El problema no es solo clínico, es simbólico, cuando al niño se le impone una etiqueta, se le encierra en una identidad que no eligió.
Se le impide la pregunta, el deseo, el conflicto. Y al hacerlo, también se tranquiliza al adulto: “ya sabemos lo que tiene, ahora podemos intervenir”.
El psicoanálisis, en cambio, suspende la urgencia por clasificar y propone una clínica del sujeto, no se trata de definir “qué tiene el niño”, sino de preguntarse: ¿quién es ese niño en su relación con el deseo, con la ley, con su entorno?
El papel de la familia: entre el síntoma y el deseo
En el trabajo con niños, la familia no es el contexto, es parte del conflicto, muchas veces, el niño toma para sí un malestar que circula entre los padres, los abuelos, los discursos no dichos, los secretos familiares.
El síntoma puede ser una forma de responder a un deseo del otro, de ocupar un lugar que no puede ser cuestionado.
Por eso, en los procesos clínicos que desarrollo en consulta o en talleres con familias, no se trata de intervenir solo sobre el niño, hay que escuchar qué lugar le ha sido asignado en el entramado familiar.
Experiencia docente: cuando el aula también escucha
Uno de los escenarios donde más se revelan estos conflictos es la escuela.
Como docente universitario y facilitador de talleres en instituciones educativas, he visto cómo muchas veces el niño sintomático no tiene un “problema escolar”, sino un discurso atrapado, una imposibilidad de ser escuchado en su singularidad.

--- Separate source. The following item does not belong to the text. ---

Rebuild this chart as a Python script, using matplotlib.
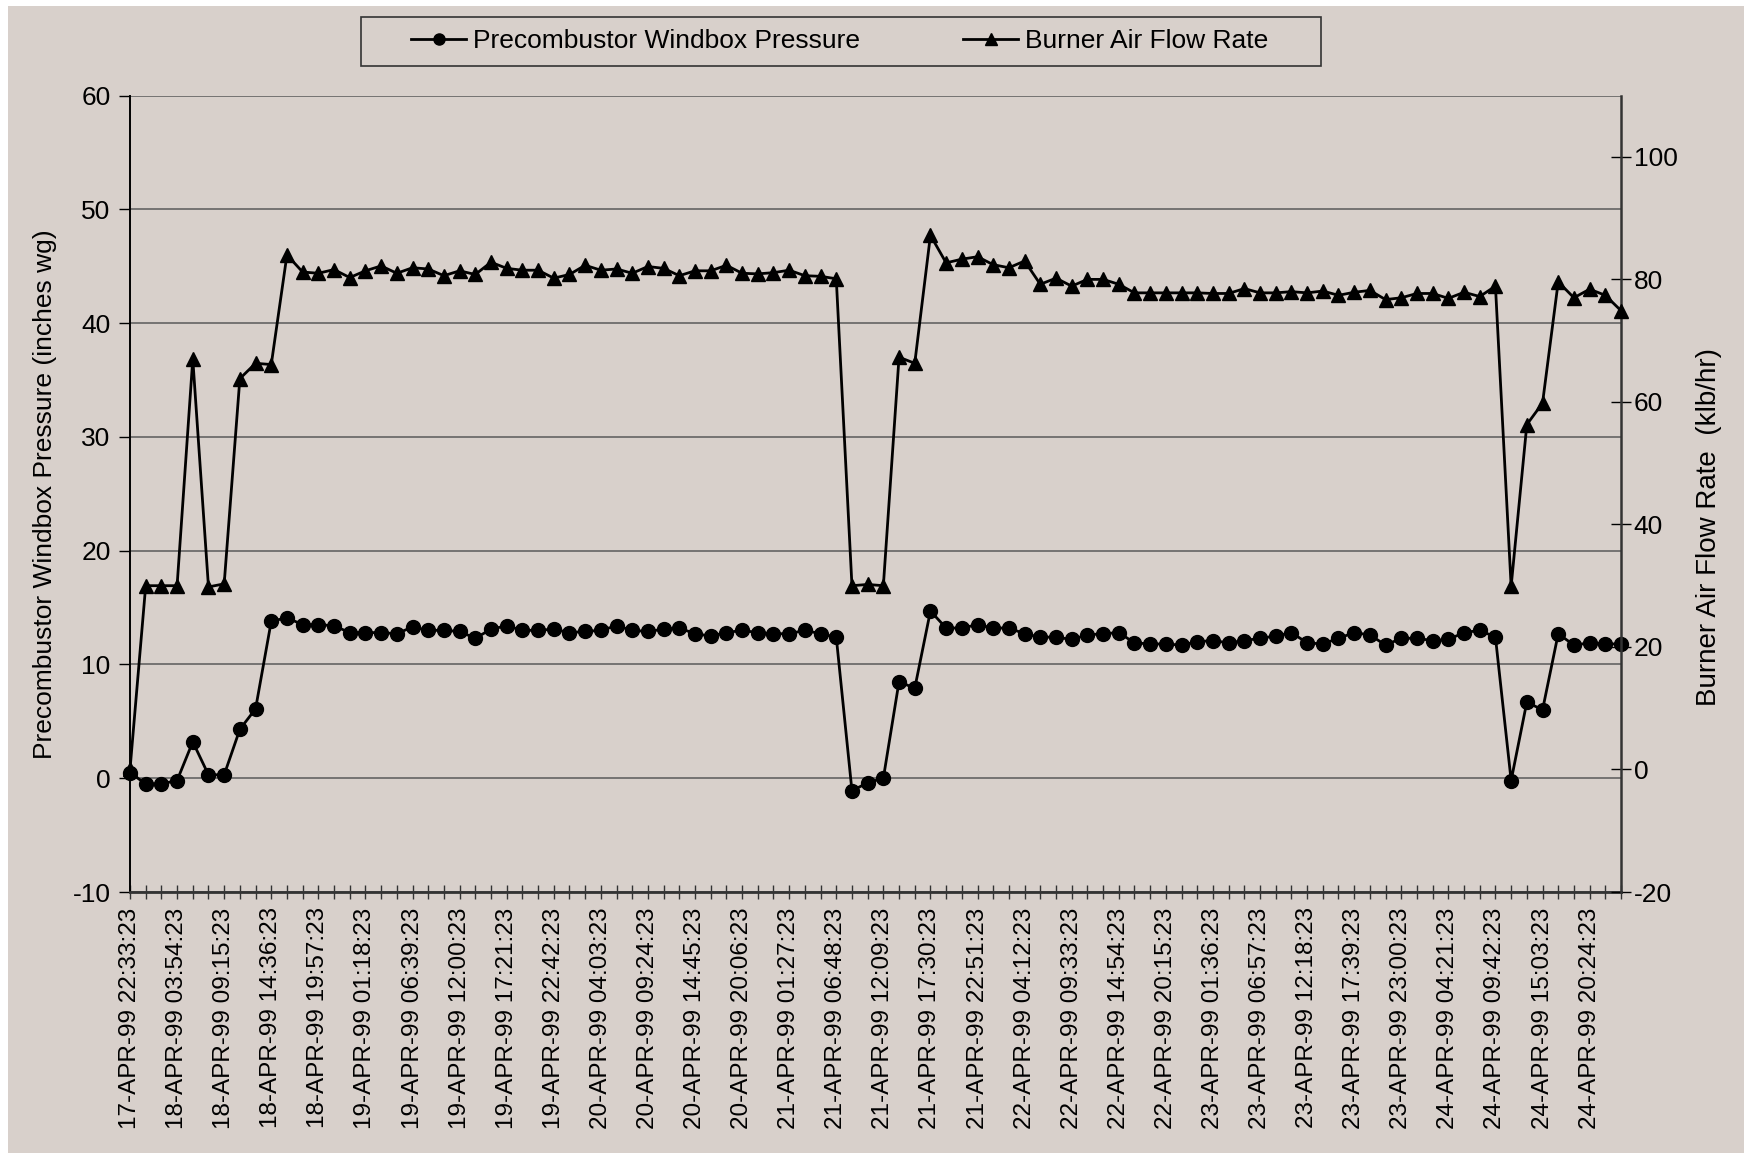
import matplotlib
matplotlib.use("Agg")
import matplotlib.pyplot as plt
from matplotlib.lines import Line2D
from matplotlib.patches import Rectangle

plt.rcParams['font.family'] = ['Liberation Sans', 'DejaVu Sans']
plt.rcParams['axes.unicode_minus'] = False

tick_labels = [
    "17-APR-99 22:33:23", "18-APR-99 03:54:23", "18-APR-99 09:15:23", "18-APR-99 14:36:23",
    "18-APR-99 19:57:23", "19-APR-99 01:18:23", "19-APR-99 06:39:23", "19-APR-99 12:00:23",
    "19-APR-99 17:21:23", "19-APR-99 22:42:23", "20-APR-99 04:03:23", "20-APR-99 09:24:23",
    "20-APR-99 14:45:23", "20-APR-99 20:06:23", "21-APR-99 01:27:23", "21-APR-99 06:48:23",
    "21-APR-99 12:09:23", "21-APR-99 17:30:23", "21-APR-99 22:51:23", "22-APR-99 04:12:23",
    "22-APR-99 09:33:23", "22-APR-99 14:54:23", "22-APR-99 20:15:23", "23-APR-99 01:36:23",
    "23-APR-99 06:57:23", "23-APR-99 12:18:23", "23-APR-99 17:39:23", "23-APR-99 23:00:23",
    "24-APR-99 04:21:23", "24-APR-99 09:42:23", "24-APR-99 15:03:23", "24-APR-99 20:24:23",
]

pressure = [
    0.5, -0.5, -0.5, -0.2, 3.2, 0.3, 0.3, 4.3, 6.1, 13.8,
    14.1, 13.5, 13.5, 13.4, 12.8, 12.8, 12.8, 12.7, 13.3, 13.0,
    13.0, 12.9, 12.3, 13.1, 13.4, 13.0, 13.0, 13.1, 12.8, 12.9,
    13.0, 13.4, 13.0, 12.9, 13.1, 13.2, 12.7, 12.5, 12.8, 13.0,
    12.8, 12.7, 12.7, 13.0, 12.7, 12.4, -1.1, -0.4, 0.0, 8.5,
    7.9, 14.7, 13.2, 13.2, 13.5, 13.2, 13.2, 12.7, 12.4, 12.4,
    12.2, 12.6, 12.7, 12.8, 11.9, 11.8, 11.8, 11.7, 12.0, 12.1,
    11.9, 12.1, 12.3, 12.5, 12.8, 11.9, 11.8, 12.3, 12.8, 12.6,
    11.7, 12.3, 12.3, 12.1, 12.2, 12.8, 13.0, 12.4, -0.2, 6.7,
    6.0, 12.7, 11.7, 11.9, 11.8, 11.8,
]

air_flow = [
    0.0, 30.0, 30.0, 30.0, 67.0, 29.8, 30.3, 63.8, 66.3, 66.1,
    84.0, 81.2, 81.0, 81.6, 80.3, 81.4, 82.2, 81.0, 81.9, 81.7,
    80.6, 81.4, 80.8, 82.8, 81.8, 81.5, 81.5, 80.2, 80.8, 82.3,
    81.5, 81.7, 81.0, 82.1, 81.8, 80.6, 81.4, 81.4, 82.3, 81.0,
    80.9, 81.1, 81.5, 80.6, 80.5, 80.1, 30.0, 30.2, 30.0, 67.3,
    66.3, 87.2, 82.7, 83.3, 83.7, 82.4, 81.9, 83.0, 79.2, 80.2,
    78.9, 80.0, 80.0, 79.2, 77.8, 77.8, 77.8, 77.8, 77.8, 77.7,
    77.7, 78.5, 77.8, 77.8, 78.0, 77.8, 78.1, 77.4, 77.9, 78.2,
    76.7, 77.0, 77.7, 77.7, 76.9, 77.9, 77.2, 78.9, 29.9, 56.3,
    59.8, 79.6, 77.0, 78.4, 77.4, 74.9,
]

BG = "#D8D0CB"
W, H = 1744, 1153
fig = plt.figure(figsize=(W / 100, H / 100), dpi=100, facecolor="white")
fig.patches.append(Rectangle((8 / W, 0), 1 - 8 / W, 1 - 6 / H, transform=fig.transFigure,
                             facecolor=BG, edgecolor="none", zorder=-10))

ax = fig.add_axes([130 / W, 1 - 892 / H, (1621 - 130) / W, (892 - 95.6) / H])
ax.set_facecolor(BG)
x = list(range(len(pressure)))

ax.set_xlim(0, len(pressure) - 1)
ax.set_ylim(-10, 60)
ax.set_yticks(range(-10, 61, 10))
ax.grid(axis="y", color="#5a5a5a", lw=1.1)
ax.set_axisbelow(True)
ax.plot(x, pressure, color="black", lw=2.0, marker="o", markersize=10, clip_on=False, zorder=3)

ax.set_xticks(range(0, len(pressure), 3))
ax.set_xticklabels(tick_labels, rotation=90, fontsize=17.5)
ax.set_xticks(x, minor=True)
ax.tick_params(axis="x", which="both", direction="inout", length=10, width=1, color="#333333", pad=6)
ax.tick_params(axis="y", direction="out", length=8, width=1, labelsize=19, pad=6)
ax.set_ylabel("Precombustor Windbox Pressure (inches wg)", fontsize=19, labelpad=11)

ax.spines["top"].set_visible(False)
ax.spines["left"].set_color("black")
ax.spines["left"].set_linewidth(1.4)
ax.spines["bottom"].set_color("#333333")
ax.spines["bottom"].set_linewidth(2)
ax.spines["right"].set_visible(False)

ax2 = ax.twinx()
ax2.set_ylim(-20, 110)
ax2.set_yticks(range(-20, 101, 20))
ax2.plot(x, air_flow, color="black", lw=2.0, marker="^", markersize=10, clip_on=False, zorder=3)
ax2.tick_params(axis="y", direction="inout", length=14, width=1, labelsize=19, pad=2)
ax2.set_ylabel("Burner Air Flow Rate  (klb/hr)", fontsize=20)
ax2.yaxis.set_label_coords(1.050, 0.458)
for s in ["top", "left", "bottom"]:
    ax2.spines[s].set_visible(False)
ax2.spines["right"].set_color("#333333")
ax2.spines["right"].set_linewidth(1.8)

# legend box
fig.patches.append(Rectangle((361 / W, 1 - 66 / H), (1321 - 361) / W, (66 - 17) / H,
                             transform=fig.transFigure, facecolor=BG, edgecolor="#333333",
                             lw=1.2, zorder=1))
h1 = Line2D([], [], color="black", lw=2, marker="o", markersize=8)
h2 = Line2D([], [], color="black", lw=2, marker="^", markersize=8)
for h, lab, x0 in [(h1, "Precombustor Windbox Pressure", 411), (h2, "Burner Air Flow Rate", 963)]:
    lg = fig.legend([h], [lab], loc="center left", bbox_to_anchor=(x0 / W, 1 - 41 / H),
                    frameon=False, fontsize=19, handlelength=2.1, handletextpad=0.25,
                    borderpad=0, borderaxespad=0)
    lg.set_zorder(5)

fig.savefig("out.png", dpi=100, facecolor="white")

En estos espacios, no trabajamos con manuales de intervención conductual, sino con el relato, la escena, la pregunta abierta. A veces, basta con que el maestro deje de preguntar “¿qué tiene este niño?” y comience a preguntarse “¿qué me pasa a mí con él?”
El aula, así, puede dejar de ser un espacio de control y convertirse en un espacio de escucha.
¿Qué lugar para el psicoanálisis hoy?
Vivimos en tiempos donde se exige productividad, funcionalidad, rendimiento… incluso a los niños.
El psicoanálisis no viene a oponerse a esto con consejos o frases esperanzadoras. Viene a introducir una pausa, una grieta, una pregunta, es en esa pregunta donde puede comenzar a surgir algo verdaderamente subjetivo.
En la sección el por-venir del psicoanálisis, propongo pensar cómo sostener esta forma de intervención en tiempos de tecnificación clínica, en los que lo singular se vuelve un problema a eliminar y no una vía de comprensión.
Conclusión: el niño no necesita solución, necesita escucha
Cuando recibo a un niño en consulta, no le pregunto qué problema tiene, lo observo jugar, hablar, callar.
Me interesa cómo construye su relación con el deseo, con el cuerpo, con los otros, a veces, lo que aparece no tiene nombre, pero sí sentido.
Ese sentido no lo impone el analista, se construye en transferencia, en el tiempo, en el silencio y en la palabra.
No se trata de mejorar la vida del niño, ni de eliminar lo que molesta, se trata de darle un lugar a su conflicto, porque solo allí puede aparecer el sujeto.